Step 2: Configure Model Loading Strategy

Concurrent loading keeps multiple models loaded in VRAM simultaneously. This provides instant model switching with no loading delay. The limitation is VRAM: you can only load as many models as fit in GPU memory simultaneously. On a 24 GB RTX 4090, you could run a 7B model (4.5 GB at 4-bit) and a 13B model (8 GB at 4-bit) concurrently with VRAM remaining for KV caches. This approach works best when you have two or three models that are all used frequently.

On-demand loading loads models into VRAM when requested and unloads them when idle. Ollama uses this approach by default, with a configurable keep-alive timer that controls how long an idle model stays loaded before being evicted. This lets you access many models from a single GPU at the cost of loading latency (2 to 15 seconds depending on model size and storage speed) when switching between models. Configure the keep-alive duration based on your usage patterns: longer for models used frequently, shorter for models used occasionally.

Multiple inference servers run separate inference server instances, each hosting a different model. This provides complete isolation between models and works well when different models need different configuration parameters. The downside is higher infrastructure complexity. You can run multiple Ollama instances on different ports, or mix inference engines (Ollama for one model, vLLM for another) if different models benefit from different serving optimizations.

Step 3: Set Up Model Routing

Model routing sends each task to the appropriate model based on task characteristics. There are several approaches to implement routing.

Agent-level routing assigns each agent to a specific model. Your customer support agent uses a 7B model, your research agent uses a 34B model, your code review agent uses a code-specialized model. This is the simplest approach and works well when agents have consistent complexity requirements. Configure this in your orchestration platform by specifying the model name in each agent's configuration.

Task-level routing uses a lightweight classifier (which can itself be a small language model) to examine incoming requests and route them to the appropriate model. Simple queries go to the fast model, complex queries go to the large model. This adds a small overhead for the classification step but optimizes resource usage by keeping expensive models reserved for tasks that need them.

Fallback routing starts with a smaller model and escalates to a larger model if the response quality is insufficient. The agent attempts the task with the fast model first. If the response fails a quality check (low confidence, incomplete answer, or explicit uncertainty markers), the same task is retried with the larger model. This approach minimizes large model usage while ensuring quality when needed.

Step 4: Optimize VRAM Usage

When running multiple models, VRAM management becomes critical. Several techniques help you fit more capability into available memory.

Quantization selection: Use 4-bit quantization for models that run concurrently. The quality difference between 4-bit and 8-bit quantization is typically 1 to 3 percent on benchmarks, but the VRAM savings are significant. A 13B model at 4-bit uses approximately 8 GB versus 14 GB at 8-bit.

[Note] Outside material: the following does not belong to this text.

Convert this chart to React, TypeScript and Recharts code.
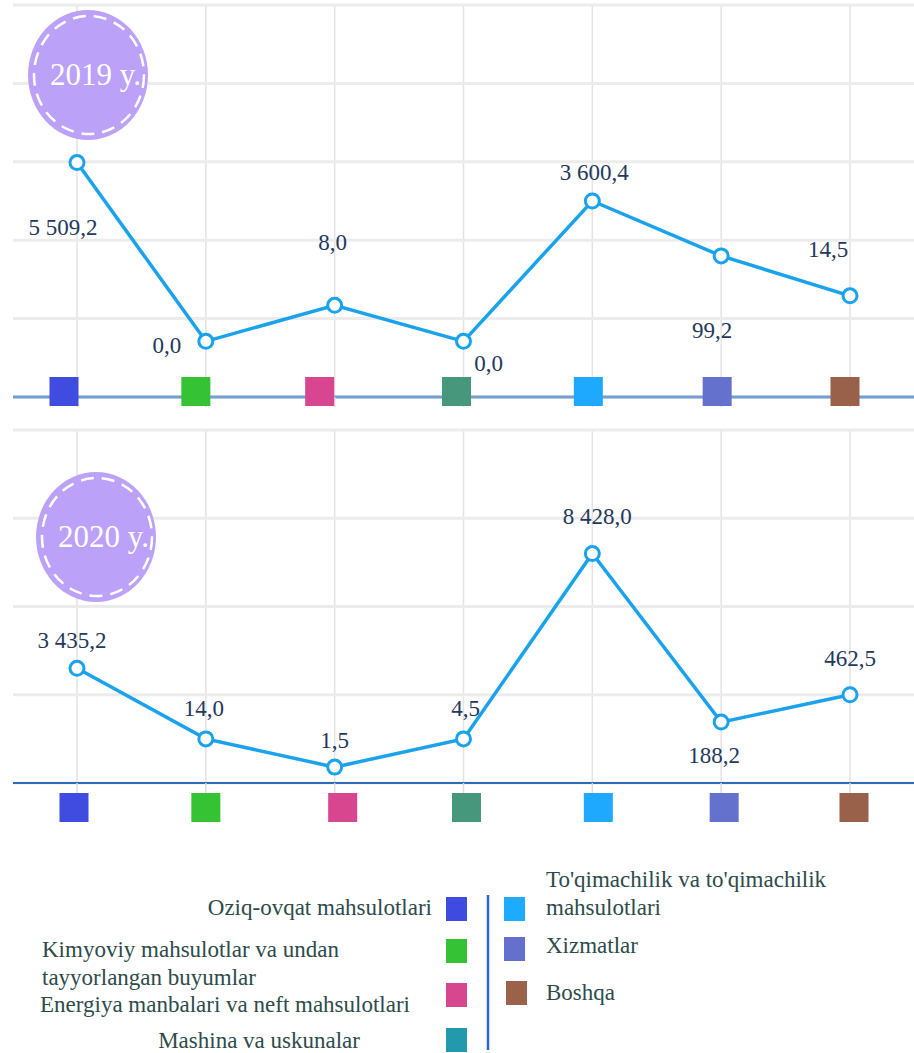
import { LineChart, Line, XAxis, YAxis, CartesianGrid, LabelList } from "recharts";

// export structure by product group, two years
const categories = [
  "Oziq-ovqat mahsulotlari",
  "Kimyoviy mahsulotlar va undan tayyorlangan buyumlar",
  "Energiya manbalari va neft mahsulotlari",
  "Mashina va uskunalar",
  "To'qimachilik va to'qimachilik mahsulotlari",
  "Xizmatlar",
  "Boshqa",
];

const values2019 = [5509.2, 0.0, 8.0, 0.0, 3600.4, 99.2, 14.5];
const values2020 = [3435.2, 14.0, 1.5, 4.5, 8428.0, 188.2, 462.5];

// marker heights as drawn (the source picture is not to scale)
const level2019 = [2.99, 0.71, 1.17, 0.71, 2.5, 1.8, 1.29];
const level2020 = [1.3, 0.5, 0.18, 0.5, 2.6, 0.69, 1.0];

const categoryColors = ["#404be0", "#35c335", "#d7468f", "#46977c", "#1fa9fe", "#6472cd", "#99614a"];
const legendColors = ["#3f4ade", "#35c234", "#d6478f", "#2399ad", "#1eaaff", "#6470cb", "#9a624a"];

const legendLines = [
  ["Oziq-ovqat mahsulotlari"],
  ["Kimyoviy mahsulotlar va undan", "tayyorlangan buyumlar"],
  ["Energiya manbalari va neft mahsulotlari"],
  ["Mashina va uskunalar"],
  ["To'qimachilik va to'qimachilik", "mahsulotlari"],
  ["Xizmatlar"],
  ["Boshqa"],
];

const SERIF = "'Liberation Serif', 'Times New Roman', Tinos, 'DejaVu Serif', 'Noto Serif', FreeSerif, serif";
const LINE = "#1aa3ec";
const LABEL = "#24385e";
const LEGEND_TEXT = "#2d4b4b";

function fmt(v: number) {
  const [i, d] = v.toFixed(1).split(".");
  return i.replace(/\B(?=(\d{3})+(?!\d))/g, " ") + "," + d;
}

// label offsets from each point [dx, dy]
const labelShift2019 = [[-14, 64], [-39, 4], [-2, -63], [25, 22], [2, -29], [-9, 74], [-22, -47]];
const labelShift2020 = [[-5, -28], [-2, -31], [0, -27], [2, -31], [5, -38], [-7, 33], [0, -37]];
const squareShift2019 = [-13, -10, -15, -7, -4, -4, -5];
const squareShift2020 = [-3, 0, 8, 3, 6, 3, 4];

type PanelProps = {
  values: number[];
  levels: number[];
  yMax: number;
  marginTop: number;
  axisHeight: number;
  axisColor: string;
  axisWidth: number;
  squareAbove: boolean;
  labelShift: number[][];
  squareShift: number[];
};

function Panel(p: PanelProps) {
  const data = categories.map((name, i) => ({
    name,
    level: p.levels[i],
    label: fmt(p.values[i]),
  }));
  const ticks = Array.from({ length: p.yMax + 1 }, (_, i) => i);

  const SquareTick = (props: any) => {
    const idx = categories.indexOf(props.payload.value);
    const size = 29;
    const y = p.squareAbove ? props.y - size - 1 : props.y;
    return (
      <rect
        x={props.x - size / 2 + p.squareShift[idx]}
        y={y}
        width={size}
        height={size}
        fill={categoryColors[idx]}
      />
    );
  };

  const renderLabel = (props: any) => {
    const { x, y, index, value } = props;
    const [dx, dy] = p.labelShift[index];
    return (
      <text
        x={x + dx}
        y={y + dy + 8}
        textAnchor="middle"
        style={{ fontFamily: SERIF }}
        fontSize={23}
        fill={LABEL}
      >
        {value}
      </text>
    );
  };

  return (
    <LineChart
      width={914}
      height={420}
      data={data}
      margin={{ top: p.marginTop, right: 0, left: 13, bottom: 0 }}
    >
      <CartesianGrid horizontal={false} stroke="#e3e3e3" strokeWidth={1.5} syncWithTicks />
      <CartesianGrid vertical={false} stroke="#ececec" strokeWidth={3} syncWithTicks />
      <XAxis
        dataKey="name"
        height={p.axisHeight}
        padding={{ left: 64, right: 64 }}
        axisLine={{ stroke: p.axisColor, strokeWidth: p.axisWidth }}
        tickLine={{ stroke: "#dcdcdc", strokeWidth: 1.5 }}
        tickSize={10}
        tickMargin={0}
        interval={0}
        tick={SquareTick}
      />
      <YAxis hide type="number" domain={[0, p.yMax]} ticks={ticks} />
      <Line
        type="linear"
        dataKey="level"
        stroke={LINE}
        strokeWidth={3.5}
        dot={{ r: 7, fill: "#fff", stroke: LINE, strokeWidth: 3 }}
        isAnimationActive={false}
      >
        <LabelList dataKey="label" content={renderLabel} />
      </Line>
    </LineChart>
  );
}

function Badge({ cx, cy, text }: { cx: number; cy: number; text: string }) {
  return (
    <g>
      <ellipse cx={cx} cy={cy} rx={60} ry={65} fill="#bba2f8" />
      <ellipse
        cx={cx + 1}
        cy={cy}
        rx={55}
        ry={59}
        fill="none"
        stroke="#fff"
        strokeWidth={2.5}
        strokeDasharray="13 8"
      />
      <text x={cx - 38} y={cy + 10} style={{ fontFamily: SERIF }} fontSize={31} fill="#fff">
        {text}
      </text>
    </g>
  );
}

// legend layout: [text x, anchor, first baseline, square x, square y]
const legendLayout: [number, "start" | "end", number, number, number][] = [
  [432, "end", 915, 446, 897],
  [42, "start", 957, 446, 939],
  [40, "start", 1012, 446, 983],
  [360, "end", 1048, 446, 1028],
  [546, "start", 887, 504, 897],
  [546, "start", 953, 504, 937],
  [546, "start", 1000, 506, 981],
];

export default function App() {
  return (
    <div style={{ position: "absolute", left: 0, top: 0, width: 914, height: 1053, background: "#fff" }}>
      <div style={{ position: "absolute", left: 0, top: 0 }}>
        <Panel
          values={values2019}
          levels={level2019}
          yMax={5}
          marginTop={5}
          axisHeight={23}
          axisColor="#74a0cf"
          axisWidth={3}
          squareAbove={true}
          labelShift={labelShift2019}
          squareShift={squareShift2019}
        />
      </div>
      <div style={{ position: "absolute", left: 0, top: 420 }}>
        <Panel
          values={values2020}
          levels={level2020}
          yMax={4}
          marginTop={10}
          axisHeight={57}
          axisColor="#2e6cb4"
          axisWidth={2}
          squareAbove={false}
          labelShift={labelShift2020}
          squareShift={squareShift2020}
        />
      </div>
      <svg
        width={914}
        height={1053}
        style={{ position: "absolute", left: 0, top: 0, pointerEvents: "none" }}
      >
        <Badge cx={88} cy={75} text="2019 y." />
        <Badge cx={96} cy={537} text="2020 y." />
        {legendLayout.map(([tx, anchor, ty, sx, sy], i) => (
          <g key={categories[i]}>
            <rect x={sx} y={sy} width={21} height={24} fill={legendColors[i]} />
            {legendLines[i].map((line, j) => (
              <text
                key={line}
                x={tx}
                y={ty + j * 28}
                textAnchor={anchor}
                style={{ fontFamily: SERIF }}
                fontSize={23}
                fill={LEGEND_TEXT}
              >
                {line}
              </text>
            ))}
          </g>
        ))}
        <line x1={488} y1={895} x2={488} y2={1050} stroke="#2a66d6" strokeWidth={2.5} />
      </svg>
    </div>
  );
}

Context length limits: Set maximum context lengths appropriate to each model's use case. A classification model processing short inputs needs a 2K context, not 8K. Shorter context limits reduce KV cache memory, freeing VRAM for other models or additional concurrent sessions.

Model scheduling: If your workload has predictable patterns (heavy customer support during business hours, batch processing overnight), schedule model loading to match. Load the customer support model during the day and swap to the batch processing model at night. Ollama's API supports model loading and unloading on demand.

Embedding model placement: Embedding models for RAG pipelines are typically small (under 1 GB) and can run on CPU without significant performance impact, freeing GPU VRAM for inference models. Most embedding workloads are not latency-sensitive enough to require GPU acceleration.

Monitoring VRAM usage: Track GPU memory consumption with nvidia-smi or monitoring tools like Grafana with the NVIDIA DCGM exporter. Set alerts for when VRAM usage exceeds 90 percent, which indicates you are approaching the limit where out-of-memory errors could occur. When running multiple models concurrently, VRAM pressure increases as each active conversation allocates KV cache memory for its context window. Monitor peak usage during high-traffic periods to understand your true capacity ceiling, not just idle-state memory consumption.

Practical Multi-Model Configuration

A practical starting configuration for a 24 GB GPU demonstrates how these principles work together. Load a 7B model quantized to 4 bits (approximately 4.5 GB VRAM) as your fast model for classification, short responses, and simple queries. Load a 13B model quantized to 4 bits (approximately 8 GB VRAM) as your quality model for document analysis, longer content generation, and complex reasoning tasks. This leaves roughly 11 GB of VRAM available for KV caches and concurrent sessions, which is enough to handle multiple simultaneous users across both models.

Configure your orchestration platform to route tasks by default to the 7B model, only escalating to the 13B model when the task requires it. In Dify, create separate agent applications for different use cases, each configured with the appropriate model. In n8n, use conditional routing nodes that examine the incoming request and direct it to the correct model endpoint. This configuration gives you the responsiveness of a small model for most interactions while reserving the larger model's capabilities for tasks that genuinely benefit from them.

Key Takeaway

Match model size to task complexity: small models for simple tasks, large models for complex reasoning. Use Ollama's on-demand loading for flexibility, or concurrent loading for frequently used model pairs. Route tasks to the right model through agent-level, task-level, or fallback routing strategies.